§ Written request: Retype each line of the material exactly, please, skipping any picture in it.

━━━ Data segment ━━━

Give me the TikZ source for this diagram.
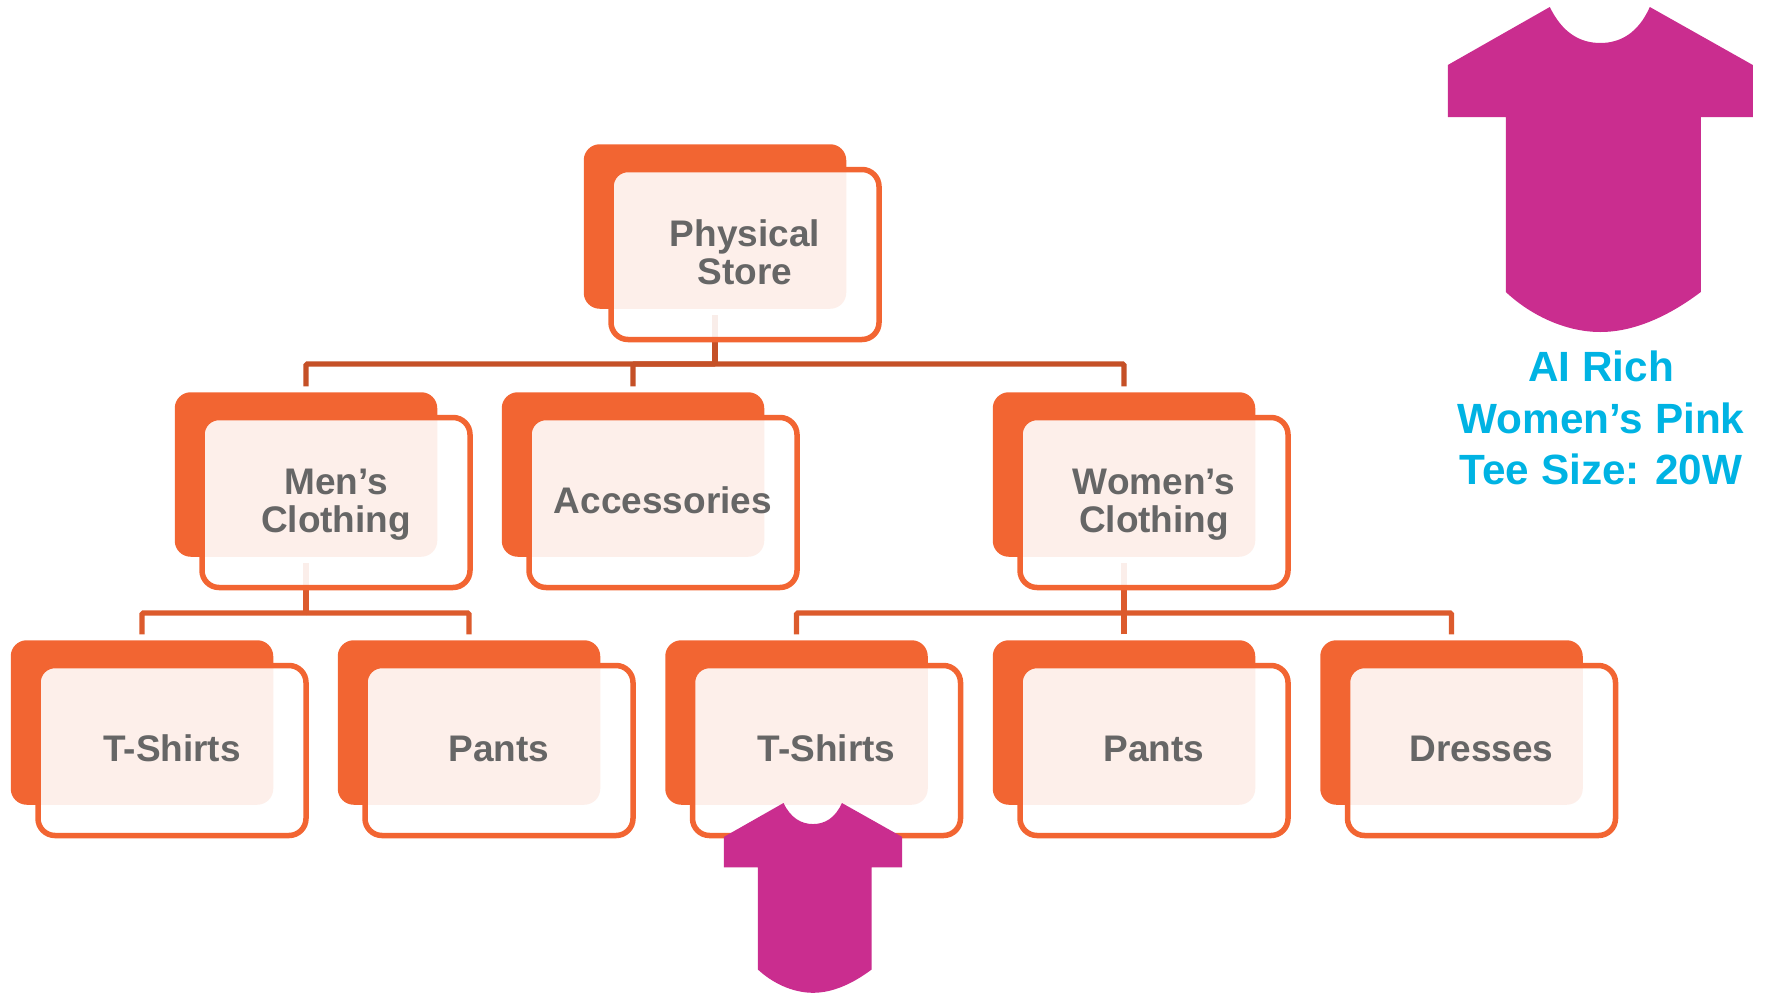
\documentclass[tikz,border=0pt]{standalone}
\usepackage{fontspec}
\setmainfont{Liberation Sans}
\definecolor{boxor}{HTML}{F26532}
\definecolor{linea}{HTML}{C55027}
\definecolor{lineb}{HTML}{DC5B2D}
\definecolor{txt}{HTML}{666666}
\definecolor{shirt}{HTML}{CA2D8F}
\definecolor{sky}{HTML}{00B3E3}
\tikzset{
  backbox/.style={rectangle,rounded corners=16pt,fill=boxor,minimum width=262.5pt,minimum height=164.5pt,inner sep=0pt,outer sep=0pt},
  frontbox/.style={rectangle,rounded corners=17pt,draw=boxor,line width=5.5pt,fill=white,fill opacity=.9,draw opacity=1,text opacity=1,minimum width=268pt,minimum height=170pt,inner sep=0pt,outer sep=0pt,align=center,text=txt,font=\bfseries\fontsize{37}{37.7}\selectfont},
  conna/.style={draw=linea,line width=5.4pt,rounded corners=1.5pt},
  connb/.style={draw=lineb,line width=5.4pt,rounded corners=1.5pt},
  shirtshape/.style={fill=shirt,draw=none},
  captext/.style={align=center,text=sky,font=\bfseries\fontsize{42.3}{51.3}\selectfont,inner sep=0pt}
}
\newcommand{\topfix}{\rule{0pt}{30pt}}
\newcommand{\botfix}{\rule[-8pt]{0pt}{8pt}}
\newcommand{\tee}{
  (-50.5,0) .. controls (-38,26) and (-20,36) .. (0,36) .. controls (20,36) and (38,26) .. (49.5,0)
  -- (152.5,58) -- (152.5,110) -- (100.5,110) -- (100.5,285)
  .. controls (70,308) and (35,325) .. (0,325) .. controls (-35,325) and (-70,308) .. (-94.5,285)
  -- (-94.5,110) -- (-152.5,110) -- (-152.5,58) -- cycle
}
\begin{document}
\begin{tikzpicture}[x=1pt,y=-1pt]
\useasboundingbox (0,0) rectangle (1768,993);
\coordinate (bar1) at (715,364);
\coordinate (bar2) at (306,613);
\coordinate (bar3) at (1124,613);
\pgfdeclarelayer{boxes}\pgfsetlayers{main,boxes}
\begin{pgfonlayer}{boxes}
\foreach \n/\cx/\cy in {ps/715/226.5,mc/306/474.5,ac/633/474.5,wc/1124/474.5,
  ts1/142/722.5,pa1/469/722.5,ts2/796.5/722.5,pa2/1124/722.5,dr/1451.5/722.5}{
  \node[backbox] (\n) at (\cx,\cy) {};
}
\node[frontbox] (psf) at ([xshift=30pt,yshift=-28pt]ps.center) {\topfix Physical\\Store\botfix};
\node[frontbox] (mcf) at ([xshift=30pt,yshift=-28pt]mc.center) {\topfix Men’s\\Clothing\botfix};
\node[frontbox] (acf) at ([xshift=30pt,yshift=-28pt]ac.center) {\topfix Accessories\botfix};
\node[frontbox] (wcf) at ([xshift=30pt,yshift=-28pt]wc.center) {\topfix Women’s\\Clothing\botfix};
\node[frontbox] (ts1f) at ([xshift=30pt,yshift=-28pt]ts1.center) {\topfix T-Shirts\botfix};
\node[frontbox] (pa1f) at ([xshift=30pt,yshift=-28pt]pa1.center) {\topfix Pants\botfix};
\node[frontbox] (ts2f) at ([xshift=30pt,yshift=-28pt]ts2.center) {\topfix T-Shirts\botfix};
\node[frontbox] (pa2f) at ([xshift=30pt,yshift=-28pt]pa2.center) {\topfix Pants\botfix};
\node[frontbox] (drf) at ([xshift=30pt,yshift=-28pt]dr.center) {\topfix Dresses\botfix};
\fill[shirtshape] (1600.3,7) [shift={(1600.3,7)}] \tee;
\begin{scope}[shift={(813,803)},scale=.584]
\fill[shirtshape] \tee;
\end{scope}
\node[captext] (cap) at (1601,418) {AI Rich\\Women’s Pink\\Tee Size: 20W};
\end{pgfonlayer}
\draw[conna] ([yshift=-6pt]ps.south) -- (bar1);
\draw[conna] ([yshift=6pt]mc.north) |- (bar1);
\draw[conna] ([yshift=6pt]ac.north) |- (bar1);
\draw[conna] ([yshift=6pt]wc.north) |- (bar1);
\draw[connb] ([yshift=-6pt]mc.south) -- (bar2);
\draw[connb] ([yshift=6pt]ts1.north) |- (bar2);
\draw[connb] ([yshift=6pt]pa1.north) |- (bar2);
\draw[connb] ([yshift=-6pt]wc.south) -- (bar3);
\draw[connb] ([yshift=6pt]ts2.north) |- (bar3);
\draw[connb] ([yshift=6pt]pa2.north) |- (bar3);
\draw[connb] ([yshift=6pt]dr.north) |- (bar3);
\end{tikzpicture}
\end{document}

━━━

§ Response below:
Give me the TikZ source for this diagram.
\documentclass[tikz,border=0pt]{standalone}
\usepackage{fontspec}
\setmainfont{Liberation Sans}
\definecolor{boxor}{HTML}{F26532}
\definecolor{linea}{HTML}{C55027}
\definecolor{lineb}{HTML}{DC5B2D}
\definecolor{txt}{HTML}{666666}
\definecolor{shirt}{HTML}{CA2D8F}
\definecolor{sky}{HTML}{00B3E3}
\tikzset{
  backbox/.style={rectangle,rounded corners=16pt,fill=boxor,minimum width=262.5pt,minimum height=164.5pt,inner sep=0pt,outer sep=0pt},
  frontbox/.style={rectangle,rounded corners=17pt,draw=boxor,line width=5.5pt,fill=white,fill opacity=.9,draw opacity=1,text opacity=1,minimum width=268pt,minimum height=170pt,inner sep=0pt,outer sep=0pt,align=center,text=txt,font=\bfseries\fontsize{37}{37.7}\selectfont},
  conna/.style={draw=linea,line width=5.4pt,rounded corners=1.5pt},
  connb/.style={draw=lineb,line width=5.4pt,rounded corners=1.5pt},
  shirtshape/.style={fill=shirt,draw=none},
  captext/.style={align=center,text=sky,font=\bfseries\fontsize{42.3}{51.3}\selectfont,inner sep=0pt}
}
\newcommand{\topfix}{\rule{0pt}{30pt}}
\newcommand{\botfix}{\rule[-8pt]{0pt}{8pt}}
\newcommand{\tee}{
  (-50.5,0) .. controls (-38,26) and (-20,36) .. (0,36) .. controls (20,36) and (38,26) .. (49.5,0)
  -- (152.5,58) -- (152.5,110) -- (100.5,110) -- (100.5,285)
  .. controls (70,308) and (35,325) .. (0,325) .. controls (-35,325) and (-70,308) .. (-94.5,285)
  -- (-94.5,110) -- (-152.5,110) -- (-152.5,58) -- cycle
}
\begin{document}
\begin{tikzpicture}[x=1pt,y=-1pt]
\useasboundingbox (0,0) rectangle (1768,993);
\coordinate (bar1) at (715,364);
\coordinate (bar2) at (306,613);
\coordinate (bar3) at (1124,613);
\pgfdeclarelayer{boxes}\pgfsetlayers{main,boxes}
\begin{pgfonlayer}{boxes}
\foreach \n/\cx/\cy in {ps/715/226.5,mc/306/474.5,ac/633/474.5,wc/1124/474.5,
  ts1/142/722.5,pa1/469/722.5,ts2/796.5/722.5,pa2/1124/722.5,dr/1451.5/722.5}{
  \node[backbox] (\n) at (\cx,\cy) {};
}
\node[frontbox] (psf) at ([xshift=30pt,yshift=-28pt]ps.center) {\topfix Physical\\Store\botfix};
\node[frontbox] (mcf) at ([xshift=30pt,yshift=-28pt]mc.center) {\topfix Men’s\\Clothing\botfix};
\node[frontbox] (acf) at ([xshift=30pt,yshift=-28pt]ac.center) {\topfix Accessories\botfix};
\node[frontbox] (wcf) at ([xshift=30pt,yshift=-28pt]wc.center) {\topfix Women’s\\Clothing\botfix};
\node[frontbox] (ts1f) at ([xshift=30pt,yshift=-28pt]ts1.center) {\topfix T-Shirts\botfix};
\node[frontbox] (pa1f) at ([xshift=30pt,yshift=-28pt]pa1.center) {\topfix Pants\botfix};
\node[frontbox] (ts2f) at ([xshift=30pt,yshift=-28pt]ts2.center) {\topfix T-Shirts\botfix};
\node[frontbox] (pa2f) at ([xshift=30pt,yshift=-28pt]pa2.center) {\topfix Pants\botfix};
\node[frontbox] (drf) at ([xshift=30pt,yshift=-28pt]dr.center) {\topfix Dresses\botfix};
\fill[shirtshape] (1600.3,7) [shift={(1600.3,7)}] \tee;
\begin{scope}[shift={(813,803)},scale=.584]
\fill[shirtshape] \tee;
\end{scope}
\node[captext] (cap) at (1601,418) {AI Rich\\Women’s Pink\\Tee Size: 20W};
\end{pgfonlayer}
\draw[conna] ([yshift=-6pt]ps.south) -- (bar1);
\draw[conna] ([yshift=6pt]mc.north) |- (bar1);
\draw[conna] ([yshift=6pt]ac.north) |- (bar1);
\draw[conna] ([yshift=6pt]wc.north) |- (bar1);
\draw[connb] ([yshift=-6pt]mc.south) -- (bar2);
\draw[connb] ([yshift=6pt]ts1.north) |- (bar2);
\draw[connb] ([yshift=6pt]pa1.north) |- (bar2);
\draw[connb] ([yshift=-6pt]wc.south) -- (bar3);
\draw[connb] ([yshift=6pt]ts2.north) |- (bar3);
\draw[connb] ([yshift=6pt]pa2.north) |- (bar3);
\draw[connb] ([yshift=6pt]dr.north) |- (bar3);
\end{tikzpicture}
\end{document}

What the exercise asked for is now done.